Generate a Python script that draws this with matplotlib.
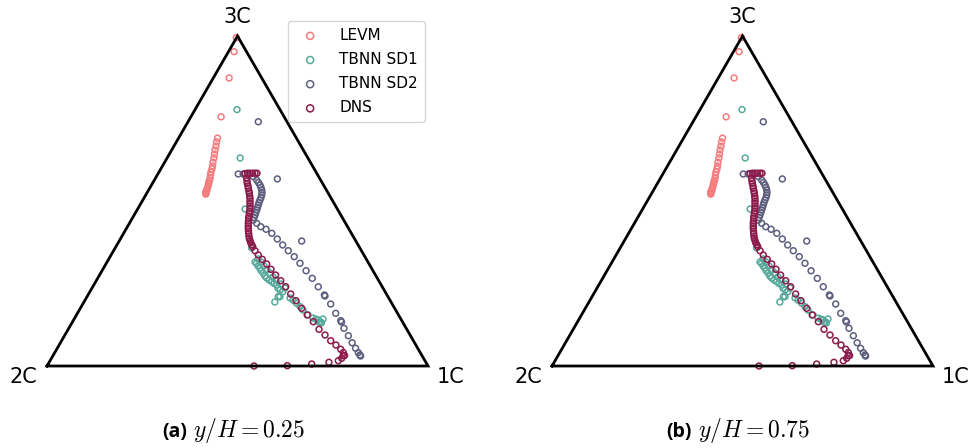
import matplotlib.pyplot as plt
import numpy as np

plt.rcParams['mathtext.fontset'] = 'cm'

# Barycentric map coordinates: 2C=(0,0), 1C=(1,0), 3C=(0.5, sqrt(3)/2)
levm_x = [0.497, 0.491, 0.478, 0.457, 0.4475, 0.445, 0.4436, 0.441, 0.4396, 0.438,
          0.4357, 0.4344, 0.433, 0.4304, 0.429, 0.428, 0.4265, 0.425, 0.424, 0.4226,
          0.421, 0.420, 0.4186, 0.417, 0.417, 0.4168]
levm_y = [0.862, 0.825, 0.756, 0.654, 0.598, 0.588, 0.577, 0.567, 0.556, 0.546,
          0.535, 0.525, 0.517, 0.509, 0.501, 0.493, 0.488, 0.483, 0.478, 0.472,
          0.467, 0.463, 0.459, 0.457, 0.454, 0.451]

sd1_x = [0.4987, 0.507, 0.520, 0.537, 0.546, 0.550, 0.554, 0.559, 0.5617, 0.567,
         0.572, 0.5766, 0.583, 0.590, 0.596, 0.603, 0.606, 0.6115, 0.619, 0.607,
         0.598, 0.6115, 0.638, 0.6457, 0.655, 0.664, 0.672, 0.685, 0.698, 0.706,
         0.711, 0.718, 0.720, 0.554, 0.5617, 0.5696, 0.5774, 0.585, 0.593, 0.601,
         0.614, 0.6247, 0.7244, 0.714]
sd1_y = [0.673, 0.546, 0.412, 0.310, 0.273, 0.2695, 0.2625, 0.257, 0.2507, 0.244,
         0.236, 0.231, 0.2257, 0.2213, 0.2165, 0.2126, 0.2047, 0.1995, 0.195, 0.182,
         0.168, 0.182, 0.1785, 0.173, 0.165, 0.156, 0.147, 0.134, 0.126, 0.123,
         0.121, 0.116, 0.113, 0.281, 0.273, 0.2625, 0.252, 0.244, 0.2336, 0.2257,
         0.2152, 0.2047, 0.1234, 0.1155]

sd2_x = [0.5546, 0.502, 0.515, 0.5276, 0.5415, 0.5504, 0.555, 0.559, 0.5617, 0.5635,
         0.5643, 0.5635, 0.5617, 0.559, 0.5564, 0.5546, 0.5525, 0.5504, 0.548, 0.546,
         0.5433, 0.5415, 0.5504, 0.561, 0.575, 0.590, 0.6045, 0.6186, 0.6333, 0.649,
         0.664, 0.680, 0.6963, 0.712, 0.728, 0.7297, 0.7446, 0.7577, 0.771, 0.773,
         0.7795, 0.791, 0.801, 0.810, 0.817, 0.8215, 0.823, 0.6045, 0.6685]
sd2_y = [0.641, 0.504, 0.504, 0.5026, 0.497, 0.488, 0.4816, 0.475, 0.4685, 0.462,
         0.4554, 0.449, 0.442, 0.4357, 0.429, 0.4226, 0.416, 0.4094, 0.403, 0.3963,
         0.3898, 0.383, 0.3745, 0.3656, 0.3588, 0.3483, 0.3333, 0.3176, 0.3026, 0.287,
         0.2696, 0.250, 0.230, 0.208, 0.1864, 0.1837, 0.1627, 0.1383, 0.119, 0.1155,
         0.099, 0.0795, 0.061, 0.0465, 0.035, 0.0289, 0.0262, 0.491, 0.328]

dns_x = [0.5512, 0.546, 0.5394, 0.5328, 0.5262, 0.520, 0.524, 0.525, 0.5257, 0.5276,
         0.5283, 0.530, 0.531, 0.532, 0.5328, 0.5328, 0.5328, 0.5328, 0.5328, 0.532,
         0.531, 0.530, 0.5294, 0.5289, 0.5283, 0.5283, 0.5283, 0.5289, 0.5294, 0.530,
         0.531, 0.5328, 0.5346, 0.5373, 0.540, 0.546, 0.5546, 0.565, 0.5766, 0.588,
         0.600, 0.6134, 0.6265, 0.6396, 0.6535, 0.6685, 0.683, 0.699, 0.714, 0.7297,
         0.7446, 0.7585, 0.771, 0.7777, 0.781, 0.7777, 0.7735, 0.7646, 0.740, 0.6947,
         0.6307, 0.5433]
dns_y = [0.506, 0.506, 0.506, 0.506, 0.506, 0.505, 0.4927, 0.4856, 0.4795, 0.4724,
         0.4664, 0.4593, 0.4533, 0.446, 0.440, 0.433, 0.427, 0.420, 0.414, 0.4068,
         0.4008, 0.3937, 0.3877, 0.3806, 0.3745, 0.3675, 0.3614, 0.3543, 0.3483, 0.3412,
         0.3352, 0.3294, 0.3236, 0.3184, 0.3131, 0.3026, 0.2913, 0.280, 0.2677, 0.2538,
         0.2388, 0.2239, 0.2081, 0.189, 0.1714, 0.1514, 0.1339, 0.1163, 0.0963, 0.0814,
         0.0664, 0.0551, 0.0438, 0.0354, 0.0276, 0.027, 0.0202, 0.0139, 0.0097, 0.0052,
         0.0008, 0.0]

series = [
    ('LEVM', levm_x, levm_y, '#F47B7E'),
    ('TBNN SD1', sd1_x, sd1_y, '#57A99B'),
    ('TBNN SD2', sd2_x, sd2_y, '#5E5F7E'),
    ('DNS', dns_x, dns_y, '#8C1A4B'),
]
panels = [('(a)', '0.25'), ('(b)', '0.75')]

corners_x = [0.0, 1.0, 0.5, 0.0]
corners_y = [0.0, 0.0, np.sqrt(3) / 2, 0.0]

fig = plt.figure(figsize=(9.73, 4.48), dpi=100)

for i, (tag, yh) in enumerate(panels):
    ax = fig.add_axes([i * 505 / 973, 0, 475 / 973, 1])
    ax.set_xlim(-0.1234, 1.1234)
    ax.set_ylim(-0.2152, 0.9606)
    ax.axis('off')

    for name, xs, ys, c in series:
        ax.scatter(xs, ys, s=18, facecolors='none', edgecolors=c,
                   linewidths=1.1, label=name, zorder=2)

    ax.plot(corners_x, corners_y, color='black', lw=2.0, zorder=3,
            solid_joinstyle='miter')

    ax.text(0.5, 0.915, '3C', fontsize=15, ha='center', va='center')
    ax.text(-0.062, -0.03, '2C', fontsize=15, ha='center', va='center')
    ax.text(1.058, -0.03, '1C', fontsize=15, ha='center', va='center')

    ax.text(187 / 475, 0.024, tag, transform=ax.transAxes, fontsize=14,
            fontweight='bold', family='Open Sans', ha='right', va='baseline')
    ax.text(193 / 475, 0.024, r'$y/H = %s$' % yh, transform=ax.transAxes,
            fontsize=17, ha='left', va='baseline')

    if i == 0:
        ax.legend(loc='upper left', bbox_to_anchor=(288 / 973, 1 - 21 / 448),
                  bbox_transform=fig.transFigure, borderaxespad=0,
                  fontsize=11, markerscale=1.2, handletextpad=0.9,
                  borderpad=0.45, labelspacing=0.6)

fig.savefig('out.png', dpi=100)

_ _ _ _ _ _ _

BRIEF: Transcribe exactly, with no pictures, the lines running from the first line of the material through the line holding "0.467, 0.463, 0.459, 0.457, 0.454, 0.451]".

ANSWER TO THIS EXERCISE:
Generate a Python script that draws this with matplotlib.
import matplotlib.pyplot as plt
import numpy as np

plt.rcParams['mathtext.fontset'] = 'cm'

# Barycentric map coordinates: 2C=(0,0), 1C=(1,0), 3C=(0.5, sqrt(3)/2)
levm_x = [0.497, 0.491, 0.478, 0.457, 0.4475, 0.445, 0.4436, 0.441, 0.4396, 0.438,
          0.4357, 0.4344, 0.433, 0.4304, 0.429, 0.428, 0.4265, 0.425, 0.424, 0.4226,
          0.421, 0.420, 0.4186, 0.417, 0.417, 0.4168]
levm_y = [0.862, 0.825, 0.756, 0.654, 0.598, 0.588, 0.577, 0.567, 0.556, 0.546,
          0.535, 0.525, 0.517, 0.509, 0.501, 0.493, 0.488, 0.483, 0.478, 0.472,
          0.467, 0.463, 0.459, 0.457, 0.454, 0.451]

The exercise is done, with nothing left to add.